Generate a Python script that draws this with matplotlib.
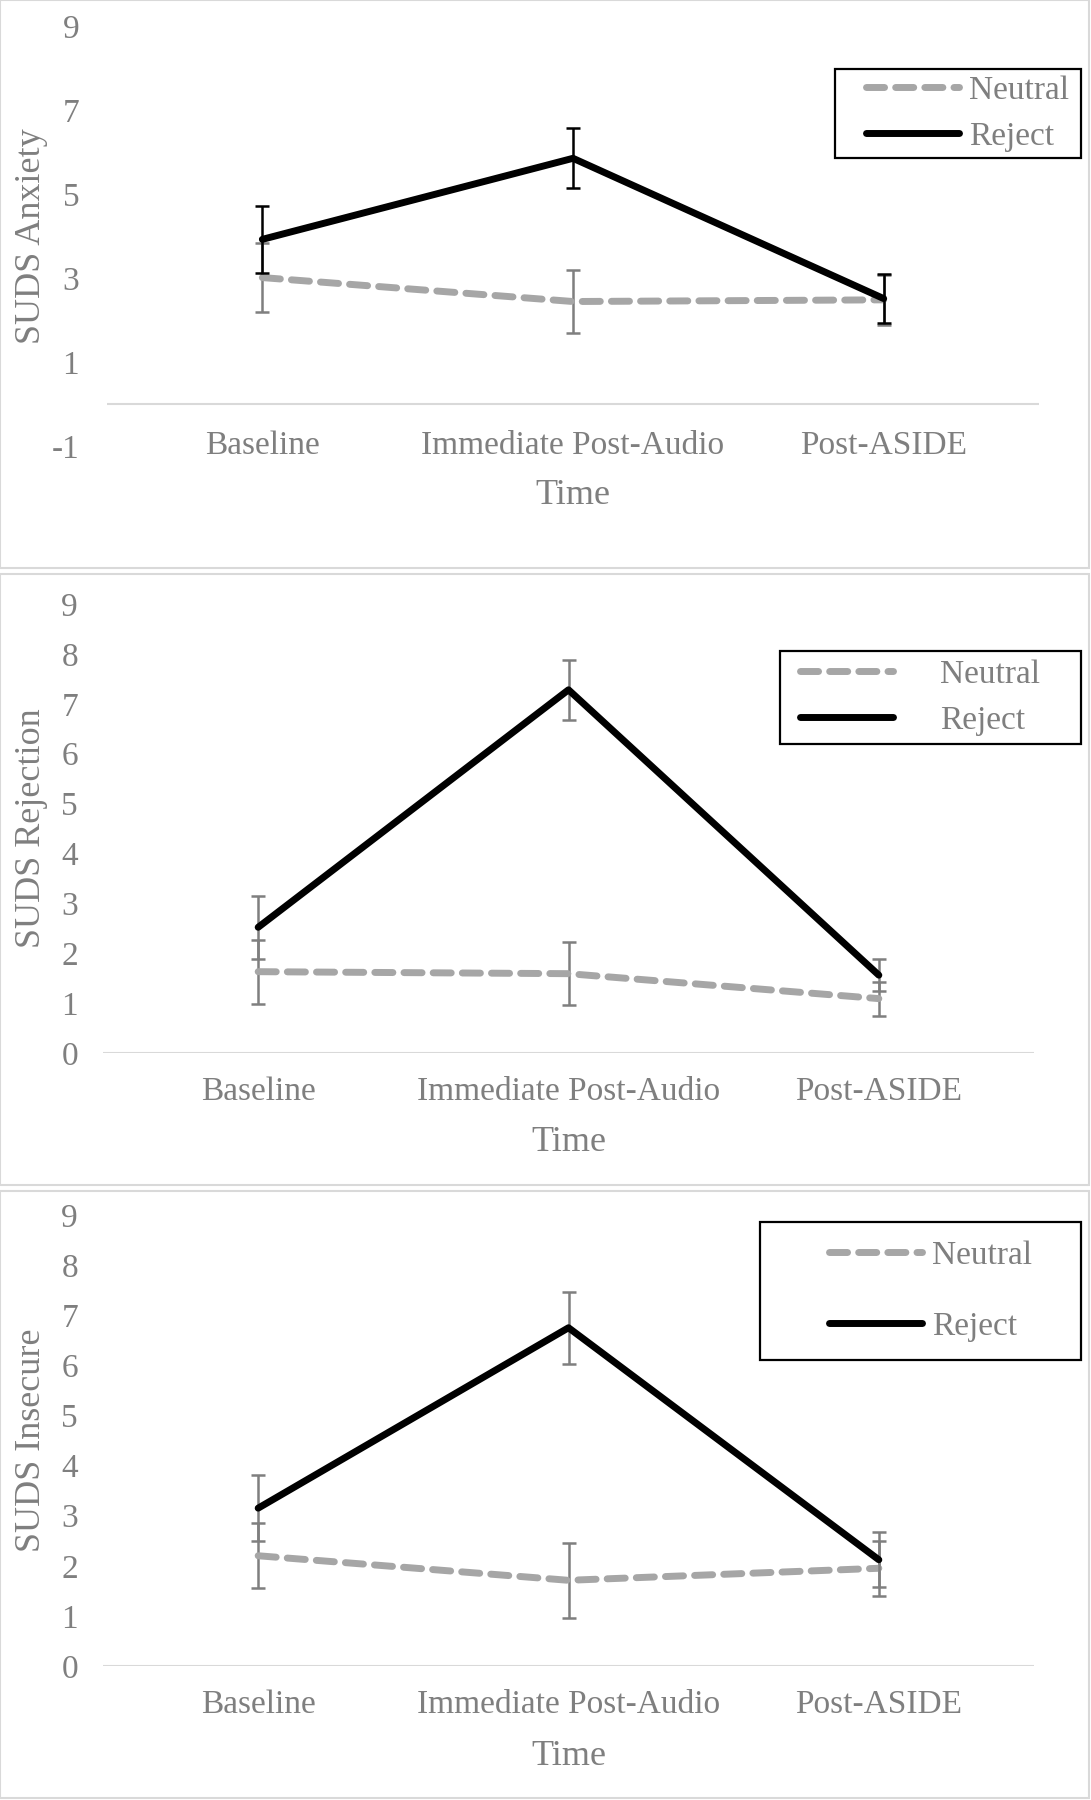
import matplotlib
matplotlib.use("Agg")
import matplotlib.pyplot as plt
from matplotlib.lines import Line2D
from matplotlib.patches import Rectangle

plt.rcParams['font.family'] = ['Liberation Serif', 'DejaVu Serif']
plt.rcParams['axes.unicode_minus'] = False

# data
categories = ['Baseline', 'Immediate Post-Audio', 'Post-ASIDE']

anx_reject = [3.92, 5.85, 2.51]
anx_reject_err = [0.79, 0.71, 0.59]
anx_neutral = [3.01, 2.44, 2.48]
anx_neutral_err = [0.82, 0.74, 0.60]

rej_reject = [2.52, 7.28, 1.56]
rej_reject_err = [0.63, 0.60, 0.32]
rej_neutral = [1.63, 1.59, 1.09]
rej_neutral_err = [0.64, 0.63, 0.34]

ins_reject = [3.15, 6.75, 2.12]
ins_reject_err = [0.66, 0.72, 0.55]
ins_neutral = [2.20, 1.71, 1.95]
ins_neutral_err = [0.65, 0.75, 0.55]

W, H = 1091, 1800
TXT = '#7f7f7f'
NEUTRAL = '#a6a6a6'
DASH = (0, (2.6, 1.6))
fig = plt.figure(figsize=(W / 100, H / 100), dpi=100)


def px_rect(x0, y0, x1, y1, color, lw):
    fig.add_artist(Rectangle((x0 / W, 1 - y1 / H), (x1 - x0) / W, (y1 - y0) / H,
                             transform=fig.transFigure, fill=False,
                             edgecolor=color, linewidth=lw))


def panel(box, ax_px, ylim, yticks, ylabel, reject, rerr, neutral, nerr,
          reject_err_color, cat_y, time_y, tick_pad,
          legend_box, legend_gap, text_pad, right_pad):
    # chart area border
    px_rect(*box, '#d9d9d9', 1.5)
    left, top, right, bottom = ax_px
    ax = fig.add_axes([left / W, 1 - bottom / H, (right - left) / W, (bottom - top) / H])
    x = [0.5, 1.5, 2.5]
    ax.errorbar(x, neutral, yerr=nerr, color=NEUTRAL, ecolor='#7f7f7f',
                elinewidth=1.8, capsize=5, capthick=1.8, linewidth=5,
                linestyle=DASH, dash_capstyle='round', zorder=2)
    ax.errorbar(x, reject, yerr=rerr, color='black', ecolor=reject_err_color,
                elinewidth=1.8, capsize=5, capthick=1.8, linewidth=5,
                solid_capstyle='round', zorder=3)
    ax.axhline(0, color='#d9d9d9', linewidth=1.5, zorder=1)
    ax.set_xlim(0, 3)
    ax.set_ylim(*ylim)
    ax.set_yticks(yticks)
    ax.set_xticks([])
    for s in ax.spines.values():
        s.set_visible(False)
    ax.tick_params(axis='y', length=0, pad=tick_pad, labelsize=24, labelcolor=TXT)
    for xi, c in zip(x, categories):
        ax.text(xi, cat_y, c, ha='center', va='center', fontsize=24, color=TXT, clip_on=False)
    ax.text(1.5, time_y, 'Time', ha='center', va='center', fontsize=26, color=TXT, clip_on=False)
    ax.set_ylabel(ylabel, fontsize=26, color=TXT)
    ax.yaxis.set_label_coords(-(left - 48) / (right - left), 0.5)

    # legend: frame drawn separately so its size matches the original box
    lx0, ly0, lx1, ly1 = legend_box
    px_rect(lx0, ly0, lx1, ly1, 'black', 1.6)
    handles = [Line2D([], [], color=NEUTRAL, linewidth=5, linestyle=DASH,
                      dash_capstyle='round'),
               Line2D([], [], color='black', linewidth=5, solid_capstyle='round')]
    fig.legend(handles, ['Neutral', 'Reject'], loc='center right',
               bbox_to_anchor=((lx1 - right_pad) / W, 1 - (ly0 + ly1) / 2 / H), fontsize=24,
               labelcolor=TXT, frameon=False, handlelength=2.8,
               handletextpad=text_pad, borderpad=0, labelspacing=legend_gap,
               borderaxespad=0)
    return ax


panel((0, 0, 1089, 568), (107, 26, 1039, 446), (-1, 9), [-1, 1, 3, 5, 7, 9],
      'SUDS Anxiety', anx_reject, anx_reject_err, anx_neutral, anx_neutral_err,
      'black', -1.0, -2.19, 20, (835, 69, 1081, 158), 0.45, 0.3, 12)
panel((0, 574, 1089, 1185), (103, 604, 1034, 1053), (0, 9), list(range(10)),
      'SUDS Rejection', rej_reject, rej_reject_err, rej_neutral, rej_neutral_err,
      '#7f7f7f', -0.78, -1.80, 18, (780, 651, 1081, 744), 0.45, 1.4, 41)
panel((0, 1191, 1089, 1798), (103, 1215, 1034, 1666), (0, 9), list(range(10)),
      'SUDS Insecure', ins_reject, ins_reject_err, ins_neutral, ins_neutral_err,
      '#7f7f7f', -0.78, -1.80, 18, (760, 1222, 1081, 1360), 1.2, 0.3, 49)

fig.savefig('out.png', dpi=100)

☆ ☆ ☆ ☆ ☆ ☆ ☆

• _Stated problem_:
Set the lines above down again, word for word, from the first through the one containing "edgecolor=color, linewidth=lw))"; pictures excluded.

• _Result for this exercise_:
Generate a Python script that draws this with matplotlib.
import matplotlib
matplotlib.use("Agg")
import matplotlib.pyplot as plt
from matplotlib.lines import Line2D
from matplotlib.patches import Rectangle

plt.rcParams['font.family'] = ['Liberation Serif', 'DejaVu Serif']
plt.rcParams['axes.unicode_minus'] = False

# data
categories = ['Baseline', 'Immediate Post-Audio', 'Post-ASIDE']

anx_reject = [3.92, 5.85, 2.51]
anx_reject_err = [0.79, 0.71, 0.59]
anx_neutral = [3.01, 2.44, 2.48]
anx_neutral_err = [0.82, 0.74, 0.60]

rej_reject = [2.52, 7.28, 1.56]
rej_reject_err = [0.63, 0.60, 0.32]
rej_neutral = [1.63, 1.59, 1.09]
rej_neutral_err = [0.64, 0.63, 0.34]

ins_reject = [3.15, 6.75, 2.12]
ins_reject_err = [0.66, 0.72, 0.55]
ins_neutral = [2.20, 1.71, 1.95]
ins_neutral_err = [0.65, 0.75, 0.55]

W, H = 1091, 1800
TXT = '#7f7f7f'
NEUTRAL = '#a6a6a6'
DASH = (0, (2.6, 1.6))
fig = plt.figure(figsize=(W / 100, H / 100), dpi=100)


def px_rect(x0, y0, x1, y1, color, lw):
    fig.add_artist(Rectangle((x0 / W, 1 - y1 / H), (x1 - x0) / W, (y1 - y0) / H,
                             transform=fig.transFigure, fill=False,
                             edgecolor=color, linewidth=lw))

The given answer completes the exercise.